[start Given information]

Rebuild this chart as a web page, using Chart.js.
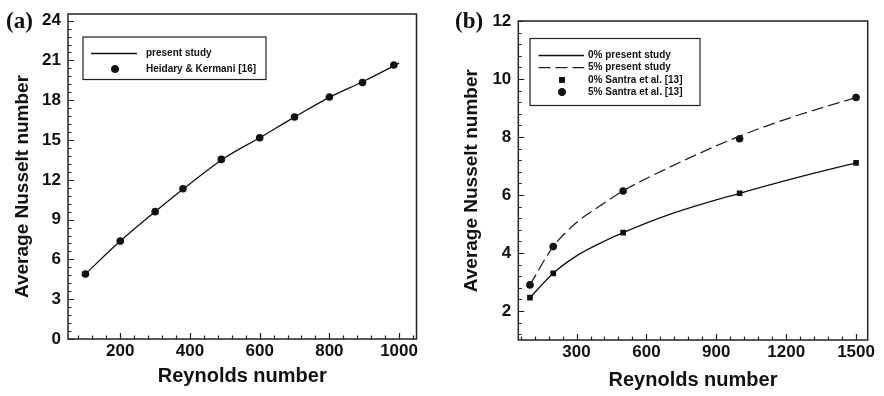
<!DOCTYPE html>
<html>
<head>
<meta charset="utf-8">
<script src="https://cdn.jsdelivr.net/npm/chart.js@4.4.1/dist/chart.umd.min.js"></script>
<style>
  body { margin: 0; background: #fff; }
  .wrap { position: relative; width: 884px; height: 396px; }
  canvas { position: absolute; top: 0; }
  #chartA { left: 0; }
  #chartB { left: 442px; }
</style>
</head>
<body>
<div class="wrap">
  <canvas id="chartA" width="442" height="396"></canvas>
  <canvas id="chartB" width="442" height="396"></canvas>
</div>
<script>
// Panel (a) data
const reHeidary = [100, 200, 300, 380, 490, 600, 700, 800, 895, 985];
const nuHeidary = [4.9, 7.38, 9.6, 11.33, 13.54, 15.17, 16.73, 18.24, 19.34, 20.65];
const reLineA = [100, 200, 300, 400, 500, 600, 700, 800, 900, 1000];
const nuPresentA = [4.9, 7.38, 9.6, 11.7, 13.66, 15.17, 16.73, 18.22, 19.45, 20.8];
const xTicksA = [200, 400, 600, 800, 1000];
const yTicksA = [0, 3, 6, 9, 12, 15, 18, 21, 24];

// Panel (b) data
const reSantra = [100, 200, 500, 1000, 1500];
const nu0Santra = [2.46, 3.3, 4.7, 6.06, 7.11];
const nu5Santra = [2.9, 4.22, 6.14, 7.94, 9.36];
const reLineB = [100, 200, 300, 400, 500, 700, 1000, 1250, 1500];
const nu0Present = [2.46, 3.3, 3.9, 4.33, 4.7, 5.33, 6.06, 6.61, 7.11];
const nu5Present = [2.9, 4.22, 5.05, 5.62, 6.14, 6.96, 8.03, 8.75, 9.36];
const xTicksB = [300, 600, 900, 1200, 1500];
const yTicksB = [2, 4, 6, 8, 10, 12];

const ink = '#111';
const fontFamily = '"Liberation Sans", Arial, sans-serif';

const toPoints = (xs, ys) => xs.map((x, i) => ({ x, y: ys[i] }));

// Frame, inward ticks, legend box, y title and panel label
const decorations = {
  id: 'decorations',
  afterDatasetsDraw(chart, args, o) {
    const { ctx, chartArea: a, scales: { x, y } } = chart;
    const isMajor = (list, v) => list.some(m => Math.abs(m - v) < 1e-6);

    ctx.save();
    ctx.strokeStyle = '#222';
    ctx.lineWidth = 1.5;
    ctx.strokeRect(a.left, a.top, a.right - a.left, a.bottom - a.top);

    ctx.lineWidth = 1.2;
    ctx.beginPath();
    for (let k = Math.ceil(x.min / o.xStep); k * o.xStep <= x.max + 1e-6; k++) {
      const v = k * o.xStep;
      const px = Math.round(x.getPixelForValue(v)) + 0.5;
      const len = isMajor(o.xMajor, v) ? 6 : 3.5;
      ctx.moveTo(px, a.bottom);
      ctx.lineTo(px, a.bottom - len);
    }
    for (let k = Math.ceil(y.min / o.yStep - 1e-6); k * o.yStep <= y.max + 1e-6; k++) {
      const v = k * o.yStep;
      const py = Math.round(y.getPixelForValue(v)) + 0.5;
      const len = isMajor(o.yMajor, v) ? 6 : 3.5;
      ctx.moveTo(a.left, py);
      ctx.lineTo(a.left + len, py);
    }
    ctx.stroke();

    // legend
    const L = o.legend;
    ctx.lineWidth = 1.2;
    ctx.strokeStyle = '#222';
    ctx.strokeRect(L.box[0], L.box[1], L.box[2] - L.box[0], L.box[3] - L.box[1]);
    ctx.font = `bold 10px ${fontFamily}`;
    ctx.textBaseline = 'middle';
    ctx.textAlign = 'left';
    L.rows.forEach(row => {
      const ds = chart.data.datasets[row.ds];
      if (ds.showLine) {
        ctx.save();
        ctx.strokeStyle = ds.borderColor;
        ctx.lineWidth = ds.borderWidth;
        ctx.setLineDash(ds.borderDash || []);
        ctx.beginPath();
        ctx.moveTo(L.lineX[0], row.y);
        ctx.lineTo(L.lineX[1], row.y);
        ctx.stroke();
        ctx.restore();
      } else {
        Chart.helpers.drawPoint(ctx, {
          pointStyle: ds.pointStyle, radius: ds.pointRadius, borderWidth: 0, rotation: 0
        }, L.markerX, row.y);
        ctx.fillStyle = ds.pointBackgroundColor;
        ctx.fill();
      }
      ctx.fillStyle = ink;
      ctx.fillText(ds.label, L.textX, row.y);
    });

    // y axis title
    ctx.save();
    ctx.translate(o.yTitle.x, o.yTitle.y);
    ctx.rotate(-Math.PI / 2);
    ctx.font = `bold 19px ${fontFamily}`;
    ctx.textAlign = 'center';
    ctx.textBaseline = 'alphabetic';
    ctx.fillStyle = ink;
    ctx.fillText('Average Nusselt number', 0, 0);
    ctx.restore();

    // panel label
    ctx.font = 'bold 23px "Liberation Serif", "Times New Roman", serif';
    ctx.textAlign = 'left';
    ctx.textBaseline = 'alphabetic';
    ctx.fillStyle = ink;
    ctx.fillText(o.panel.text, o.panel.x, o.panel.y);
    ctx.restore();
  }
};

const tickFont = { family: fontFamily, size: 17, weight: 'bold' };

const xAxis = (min, max, ticks, height, titlePad) => ({
  type: 'linear',
  min,
  max,
  afterBuildTicks: s => { s.ticks = ticks.map(value => ({ value })); },
  afterFit: s => { s.height = height; s.paddingLeft = 0; s.paddingRight = 0; },
  grid: { display: false, drawTicks: false },
  border: { display: false },
  ticks: {
    font: tickFont, color: ink, padding: 2, maxRotation: 0, autoSkip: false,
    callback: value => String(value),
  },
  title: {
    display: true,
    text: 'Reynolds number',
    color: ink,
    font: { family: fontFamily, size: 20, weight: 'bold' },
    padding: { top: 0, bottom: titlePad },
  },
});

const yAxis = (min, max, ticks, width) => ({
  type: 'linear',
  min,
  max,
  afterBuildTicks: s => { s.ticks = ticks.map(value => ({ value })); },
  afterFit: s => { s.width = width; s.paddingTop = 0; s.paddingBottom = 0; },
  grid: { display: false, drawTicks: false },
  border: { display: false },
  ticks: { font: tickFont, color: ink, padding: 7, autoSkip: false, callback: value => String(value) },
});

const baseOptions = {
  responsive: false,
  animation: false,
  events: [],
  plugins: { legend: { display: false }, tooltip: { enabled: false } },
};

// Panel (a)
new Chart(document.getElementById('chartA'), {
  type: 'scatter',
  data: {
    datasets: [
      {
        label: 'present study',
        data: toPoints(reLineA, nuPresentA),
        showLine: true,
        borderColor: ink,
        borderWidth: 1.3,
        pointRadius: 0,
        cubicInterpolationMode: 'monotone',
      },
      {
        label: 'Heidary & Kermani [16]',
        data: toPoints(reHeidary, nuHeidary),
        showLine: false,
        pointStyle: 'circle',
        pointRadius: 3.8,
        pointBorderWidth: 0,
        pointBackgroundColor: ink,
      },
    ],
  },
  options: {
    ...baseOptions,
    layout: { padding: { top: 14, right: 25.5, left: 0, bottom: 0 } },
    scales: {
      x: xAxis(50, 1050, xTicksA, 57, 8),
      y: yAxis(0, 24.5, yTicksA, 68),
    },
    plugins: {
      ...baseOptions.plugins,
      decorations: {
        xStep: 40, yStep: 0.6, xMajor: xTicksA, yMajor: yTicksA,
        panel: { text: '(a)', x: 6, y: 28 },
        yTitle: { x: 28, y: 186.5 },
        legend: {
          box: [83, 37, 266, 79.5],
          lineX: [91, 137],
          markerX: 115,
          textX: 146,
          rows: [{ ds: 0, y: 53.5 }, { ds: 1, y: 69 }],
        },
      },
    },
  },
  plugins: [decorations],
});

// Panel (b)
new Chart(document.getElementById('chartB'), {
  type: 'scatter',
  data: {
    datasets: [
      {
        label: '0% present study',
        data: toPoints(reLineB, nu0Present),
        showLine: true,
        borderColor: ink,
        borderWidth: 1.3,
        pointRadius: 0,
        cubicInterpolationMode: 'monotone',
      },
      {
        label: '5% present study',
        data: toPoints(reLineB, nu5Present),
        showLine: true,
        borderColor: '#222',
        borderWidth: 1.3,
        borderDash: [12, 5],
        pointRadius: 0,
        cubicInterpolationMode: 'monotone',
      },
      {
        label: '0% Santra et al. [13]',
        data: toPoints(reSantra, nu0Santra),
        showLine: false,
        pointStyle: 'rect',
        pointRadius: 4,
        pointBorderWidth: 0,
        pointBackgroundColor: ink,
      },
      {
        label: '5% Santra et al. [13]',
        data: toPoints(reSantra, nu5Santra),
        showLine: false,
        pointStyle: 'circle',
        pointRadius: 3.8,
        pointBorderWidth: 0,
        pointBackgroundColor: ink,
      },
    ],
  },
  options: {
    ...baseOptions,
    layout: { padding: { top: 21, right: 16.3, left: 0, bottom: 0 } },
    scales: {
      x: xAxis(50, 1550, xTicksB, 56, 4),
      y: yAxis(1, 12, yTicksB, 76.3),
    },
    plugins: {
      ...baseOptions.plugins,
      decorations: {
        xStep: 60, yStep: 0.4, xMajor: xTicksB, yMajor: yTicksB,
        panel: { text: '(b)', x: 13, y: 28 },
        yTitle: { x: 35, y: 180.7 },
        legend: {
          box: [88, 38.5, 258, 105.5],
          lineX: [96.5, 142],
          markerX: 120,
          textX: 146,
          rows: [
            { ds: 0, y: 55.5 },
            { ds: 1, y: 67.7 },
            { ds: 2, y: 79.9 },
            { ds: 3, y: 92.1 },
          ],
        },
      },
    },
  },
  plugins: [decorations],
});
</script>
</body>
</html>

[end Given information]

**The task:**
From the top of the listing above, repeat each line exactly until you reach the line containing "18, 21, 24];", and repeat that one too. Leave the pictures out.

**Exercise output:**
Rebuild this chart as a web page, using Chart.js.
<!DOCTYPE html>
<html>
<head>
<meta charset="utf-8">
<script src="https://cdn.jsdelivr.net/npm/chart.js@4.4.1/dist/chart.umd.min.js"></script>
<style>
  body { margin: 0; background: #fff; }
  .wrap { position: relative; width: 884px; height: 396px; }
  canvas { position: absolute; top: 0; }
  #chartA { left: 0; }
  #chartB { left: 442px; }
</style>
</head>
<body>
<div class="wrap">
  <canvas id="chartA" width="442" height="396"></canvas>
  <canvas id="chartB" width="442" height="396"></canvas>
</div>
<script>
// Panel (a) data
const reHeidary = [100, 200, 300, 380, 490, 600, 700, 800, 895, 985];
const nuHeidary = [4.9, 7.38, 9.6, 11.33, 13.54, 15.17, 16.73, 18.24, 19.34, 20.65];
const reLineA = [100, 200, 300, 400, 500, 600, 700, 800, 900, 1000];
const nuPresentA = [4.9, 7.38, 9.6, 11.7, 13.66, 15.17, 16.73, 18.22, 19.45, 20.8];
const xTicksA = [200, 400, 600, 800, 1000];
const yTicksA = [0, 3, 6, 9, 12, 15, 18, 21, 24];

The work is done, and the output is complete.